Duran, ‘oldum’ diyen, erdiğini varsayan, ‘bundan ötesi yok’, diyen, insanî sınırların içinde değildi! Öyle ki; “İnsanı eyleme geçiren biricik çıkar, sürekli olmaktır, sürmektir.” Tıpkı ibadetin -az da olsa- sürekli olanının makbul olması gibi.
Sözcüklerin dünyasında, sözcüklerle kendini ifade etmeye çalışan, sözcüklerin kavrayamadığı bir aleme inanıyordu. “Sözcüklerin ulaştıramadığı bir gerçeğe saygı gösteriyordu”. Bu yüzden, tüm akılcı varsayımları, tezleri, anti tezleri bir kenara bırakmış ve bildiği yolda ilerlemişti.
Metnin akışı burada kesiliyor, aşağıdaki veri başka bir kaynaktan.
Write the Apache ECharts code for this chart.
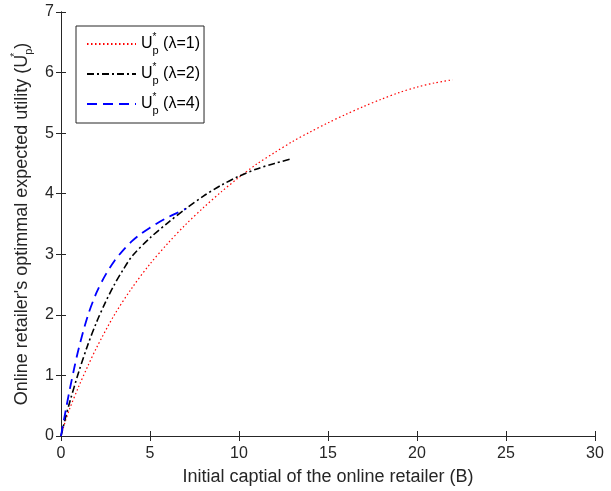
<!DOCTYPE html>
<html><head><meta charset="utf-8">
<script src="https://cdn.jsdelivr.net/npm/echarts@6/dist/echarts.min.js"></script>
<style>html,body{margin:0;padding:0;background:#fff}#c{width:611px;height:491px}</style>
</head><body><div id="c"></div>
<script>
const xTicks = [0, 5, 10, 15, 20, 25, 30];
const yTicks = [0, 1, 2, 3, 4, 5, 6, 7];
// lambda = 1 (red dotted)
const x1 = [0, 0.25, 0.5, 1, 1.5, 2, 3, 4, 5, 6, 7, 8, 9, 10, 11, 12, 13, 14, 15, 16, 17, 18, 19, 20, 21, 22];
const y1 = [0, 0.25, 0.46, 0.82, 1.15, 1.46, 2.0, 2.45, 2.84, 3.18, 3.49, 3.77, 4.03, 4.27, 4.49, 4.68, 4.86, 5.02, 5.17, 5.31, 5.44, 5.56, 5.67, 5.76, 5.83, 5.88];
// lambda = 2 (black dash-dot)
const x2 = [0, 0.25, 0.5, 1, 1.5, 2, 2.5, 3, 3.5, 4, 5, 6, 7, 8, 9, 10, 11, 12, 13];
const y2 = [0, 0.3, 0.57, 1.06, 1.5, 1.88, 2.21, 2.5, 2.75, 2.97, 3.27, 3.52, 3.75, 3.96, 4.14, 4.29, 4.41, 4.5, 4.58];
// lambda = 4 (blue dashed)
const x4 = [0, 0.25, 0.5, 0.75, 1, 1.5, 2, 2.5, 3, 3.5, 4, 4.5, 5, 5.5, 6, 6.5, 7];
const y4 = [0, 0.4, 0.78, 1.13, 1.45, 1.98, 2.37, 2.66, 2.89, 3.07, 3.22, 3.34, 3.44, 3.53, 3.61, 3.68, 3.75];

const pair = (xs, ys) => xs.map((x, i) => [x, ys[i]]);
const axisColor = '#262626';
const font = 'Liberation Sans, Arial, sans-serif';
const mkRich = (c, fs) => ({
  u: {fontSize: fs, fontFamily: font, color: c, lineHeight: 24, verticalAlign: 'middle'},
  s: {fontSize: 10, fontFamily: font, color: c, lineHeight: 10, verticalAlign: 'top', width: 0, align: 'left'},
  b: {fontSize: 11, fontFamily: font, color: c, lineHeight: 11, verticalAlign: 'bottom'},
  t: {fontSize: fs, fontFamily: font, color: c, lineHeight: 24, verticalAlign: 'middle'}
});

const baseX = {
  type: 'value', min: 0, max: 30, interval: 5,
  axisLine: {show: true, lineStyle: {color: axisColor, width: 1}},
  axisTick: {show: true, inside: true, length: 5, lineStyle: {color: axisColor}},
  splitLine: {show: false}
};
const baseY = {
  type: 'value', min: 0, max: 7, interval: 1,
  axisLine: {show: true, lineStyle: {color: axisColor, width: 1}},
  axisTick: {show: true, inside: true, length: 5, lineStyle: {color: axisColor}},
  splitLine: {show: false}
};

const chart = echarts.init(document.getElementById('c'), null, {renderer: 'canvas'});
chart.setOption({
  animation: false,
  backgroundColor: '#fff',
  grid: {left: 61, right: 16, top: 12, bottom: 55, containLabel: false},
  legend: {
    orient: 'vertical', left: 76, top: 26,
    data: ['l1', 'l2', 'l4'],
    backgroundColor: '#fff', borderColor: axisColor, borderWidth: 1, borderRadius: 0,
    padding: [6, 4, 7, 10], itemGap: 6, itemWidth: 49, itemHeight: 12,
    itemStyle: {opacity: 0},
    formatter: n => '{u|U}{s|*}{b|p}{t| (λ=' + n.slice(1) + ')}',
    textStyle: {rich: mkRich('#000', 16)}
  },
  xAxis: [
    Object.assign({}, baseX, {
      position: 'bottom',
      name: 'Initial captial of the online retailer (B)', nameLocation: 'middle', nameGap: 32,
      nameTextStyle: {fontSize: 18, fontFamily: font, color: axisColor},
      axisLabel: {show: true, fontSize: 16, fontFamily: font, color: axisColor, margin: 10,
        formatter: v => xTicks.includes(v) ? String(v) : ''}
    }),
    Object.assign({}, baseX, {position: 'top', axisLabel: {show: false}})
  ],
  yAxis: [
    Object.assign({}, baseY, {
      position: 'left',
      name: "{t|Online retailer's optimmal expected utility (}{u|U}{s|*}{b|p}{t|)}",
      nameLocation: 'middle', nameGap: 25, nameRotate: 90,
      nameTextStyle: {rich: mkRich(axisColor, 18)},
      axisLabel: {show: true, fontSize: 16, fontFamily: font, color: axisColor, margin: 7,
        formatter: v => yTicks.includes(v) ? String(v) : ''}
    }),
    Object.assign({}, baseY, {position: 'right', axisLabel: {show: false}})
  ],
  series: [
    {name: 'l1', type: 'line', data: pair(x1, y1), smooth: 0.3, symbol: 'none', xAxisIndex: 0, yAxisIndex: 0,
      lineStyle: {color: '#ff0000', width: 1.2, type: [1.5, 2.5]}, itemStyle: {color: '#ff0000'}},
    {name: 'l2', type: 'line', data: pair(x2, y2), smooth: 0.3, symbol: 'none', xAxisIndex: 0, yAxisIndex: 0,
      lineStyle: {color: '#000000', width: 1.6, type: [7, 3, 2, 3]}, itemStyle: {color: '#000000'}},
    {name: 'l4', type: 'line', data: pair(x4, y4), smooth: 0.3, symbol: 'none', xAxisIndex: 0, yAxisIndex: 0,
      lineStyle: {color: '#0000ff', width: 1.8, type: [10, 6]}, itemStyle: {color: '#0000ff'}}
  ]
});
</script></body></html>
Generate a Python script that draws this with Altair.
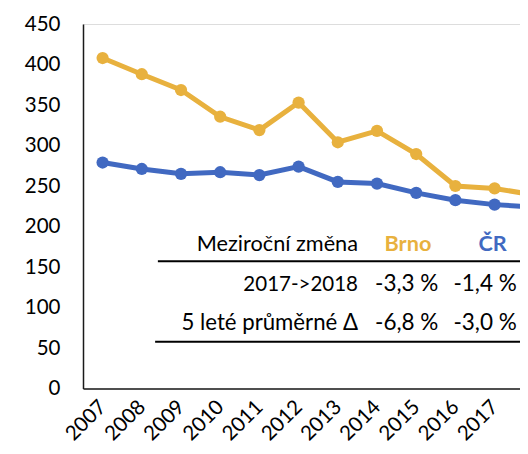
import altair as alt
import pandas as pd

years = list(range(2007, 2019))
brno = [408, 388, 368.5, 335.5, 319, 353, 304, 318, 289.5, 250, 247, 239]
cr = [279, 271, 265, 267, 263.5, 274, 255, 253, 241.5, 232.5, 227, 224]
series_names = ["Brno", "ČR"]
series_colors = ["#E8B13E", "#4169C1"]

table_header = "Meziroční změna"
row_labels = ["2017->2018", "5 leté průměrné Δ"]
brno_changes = ["-3,3 %", "-6,8 %"]
cr_changes = ["-1,4 %", "-3,0 %"]

FONT = "Lato"
W = 437

df = pd.DataFrame({
    "year": years * 2,
    "value": brno + cr,
    "series": ["Brno"] * len(years) + ["ČR"] * len(years),
})

x_dom = [2006.5, 2006.5 + W / 39.2]
xs = alt.Scale(domain=x_dom, nice=False, zero=False)
ys = alt.Scale(domain=[0, 450], nice=False)
cs = alt.Scale(domain=series_names, range=series_colors)

base = alt.Chart(df).encode(
    x=alt.X("year:Q", scale=xs, title=None,
            axis=alt.Axis(values=years, format="d", labelAngle=-45, labelAlign="right",
                          labelBaseline="middle", labelPadding=15, ticks=False, grid=False,
                          labelFontSize=20.5, labelFont=FONT, labelColor="#000",
                          domainColor="#1a1a1a", domainWidth=1.5, labelOverlap=False,
                          labelBound=False, labelFlush=False)),
    y=alt.Y("value:Q", scale=ys, title=None,
            axis=alt.Axis(values=list(range(0, 451, 50)), ticks=False, grid=False,
                          labelPadding=23, labelFontSize=20.5, labelFont=FONT, labelColor="#000",
                          domainColor="#1a1a1a", domainWidth=1.5)),
    color=alt.Color("series:N", scale=cs, legend=None),
)

lines = base.mark_line(strokeWidth=5, clip=True)
points = base.mark_circle(size=150, opacity=1, clip=True)

# table annotations
hdr = pd.DataFrame({
    "x": [2013.515, 2014.79, 2016.95],
    "y": [169.8, 169.8, 169.8],
    "t": [table_header, "Brno", "ČR"],
    "c": ["#000000", series_colors[0], series_colors[1]],
})

hdr_text = alt.layer(
    alt.Chart(hdr.iloc[[0]]).mark_text(align="right", baseline="alphabetic", fontSize=21.7, font=FONT, clip=True),
    alt.Chart(hdr.iloc[[1, 2]]).mark_text(align="center", baseline="alphabetic", fontSize=21.7, font=FONT,
                                          fontWeight="bold", clip=True),
).encode(
    x=alt.X("x:Q", scale=xs), y=alt.Y("y:Q", scale=ys), text="t:N",
    color=alt.Color("c:N", scale=None),
)

rows = pd.DataFrame({
    "lab": row_labels,
    "lx": [2013.515, 2013.515],
    "bx": [2013.95, 2013.95],
    "cx": [2015.95, 2015.95],
    "y": [120.4, 72.6],
    "b": brno_changes,
    "c": cr_changes,
})
row_lab1 = alt.Chart(rows.iloc[[0]]).mark_text(align="right", baseline="alphabetic", fontSize=20.5, font=FONT,
                                               color="#000", clip=True).encode(
    x=alt.X("lx:Q", scale=xs), y=alt.Y("y:Q", scale=ys), text="lab:N")
row_lab2 = alt.Chart(rows.iloc[[1]]).mark_text(align="right", baseline="alphabetic", fontSize=22.2, font=FONT,
                                               color="#000", clip=True).encode(
    x=alt.X("lx:Q", scale=xs), y=alt.Y("y:Q", scale=ys), text="lab:N")
row_b = alt.Chart(rows).mark_text(align="left", baseline="alphabetic", fontSize=22.5, font=FONT,
                                  color="#000", clip=True).encode(
    x=alt.X("bx:Q", scale=xs), y=alt.Y("y:Q", scale=ys), text="b:N")
row_c = alt.Chart(rows).mark_text(align="left", baseline="alphabetic", fontSize=22.5, font=FONT,
                                  color="#000", clip=True).encode(
    x=alt.X("cx:Q", scale=xs), y=alt.Y("y:Q", scale=ys), text="c:N")

rules_df = pd.DataFrame({"x1": [2008.41, 2008.34], "x2": [2018.5, 2018.5], "y": [157, 57.8]})
rules = alt.Chart(rules_df).mark_rule(color="#000", strokeWidth=2, clip=True).encode(
    x=alt.X("x1:Q", scale=xs), x2="x2:Q", y=alt.Y("y:Q", scale=ys))

chart = alt.layer(lines, points, rules, hdr_text, row_lab1, row_lab2, row_b, row_c).properties(
    width=W, height=364.5,
    autosize=alt.AutoSizeParams(type="none"),
    padding={"left": 75, "top": 16, "right": 0, "bottom": 56.5},
).configure_view(stroke=None).configure(background="white")

chart.save("out.html", embed_options={"renderer": "svg", "actions": False})
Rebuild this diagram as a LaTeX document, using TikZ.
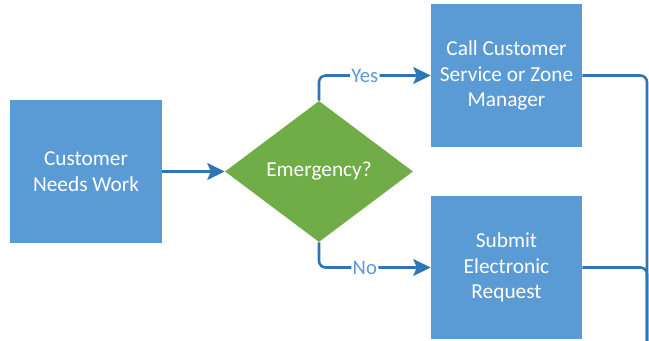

Bu noktaya kadar Exupéry ve Kale adlı eseri hakkında belli bir tasavvur oluşturamamış olabilirim zihninizde. Lakin eser, bir çocuğun bilge babası ile kentleri, çölü gezmesi ve insanın karşılaşabileceği hâlleri izlemesi üzerine kurulmuş sıkı bir metin. Belki de en dişli metinlerinden insan düşüncesinin ürettiği. Bir hikâyeden, romandan, masaldan, hikmetler kitabından çok öte olmakla birlikte hepsi aynı cilt içerisine cem olunmuş! Muhammed Esed’in o meşhur Mekke’ye Giden Yol’u ile Kale neredeyse amaç ve biçim olarak aynıdır. Ancak, biri imanın yüceldiği yere, diğeri ise düşüncenin iman ettiği yere ulaşır.
Exupéry, düşüncesindeki imanî rotayı takip edip kutlu yere ulaştı mı bilmiyorum; ama hâlâ uçağının düştüğü ya da indiği yer bulunamadı, aradan neredeyse 80 yıl geçmesine rağmen. Belki de Küçük Prens’in gezegenine gitti. Öyle ya, öyle bir yerin varlığına inanıyordu. İnanıyorsak eğer; mümkündür. İnanmıyorsak reddetmekten ötesi mümkün değildir!
Modern dünyanın absürtlüğünü reddeden pilotu saygıyla anıyorum ama bu kelimeler uzak akrabam Exupéry’i yâd etmeye yetmiyor.
İyi ki yazdı.
İyi ki yaşadı.
İyi ki terk etmeyi bildi namussuz bir savaşı.
İyi ki Exupéry gibi bir adam geldi geçti dünyadan; yaptıkları, yaşadıkları, yazdıkları ve insanların yüreğine kaleyi kuracak kadar çılgın ve de ülküsüne sadık! İdeallerin poşete konup alışveriş merkezlerinde onur, iman, kaygı karşılığında satıldığı bir çağda kalbimize bir kale kurma fikrini hatırlatan güzel insanlardandı Exupery. İnsana ve imana Fransız kalmayan, dünyanın en güzel Fransız’ı unutmalar çağında, unutmayandı.
İyi ki unutmadı Kale’nin varlığını.
Kalbine bir kale kurabilenler kalbini koruyabilecek!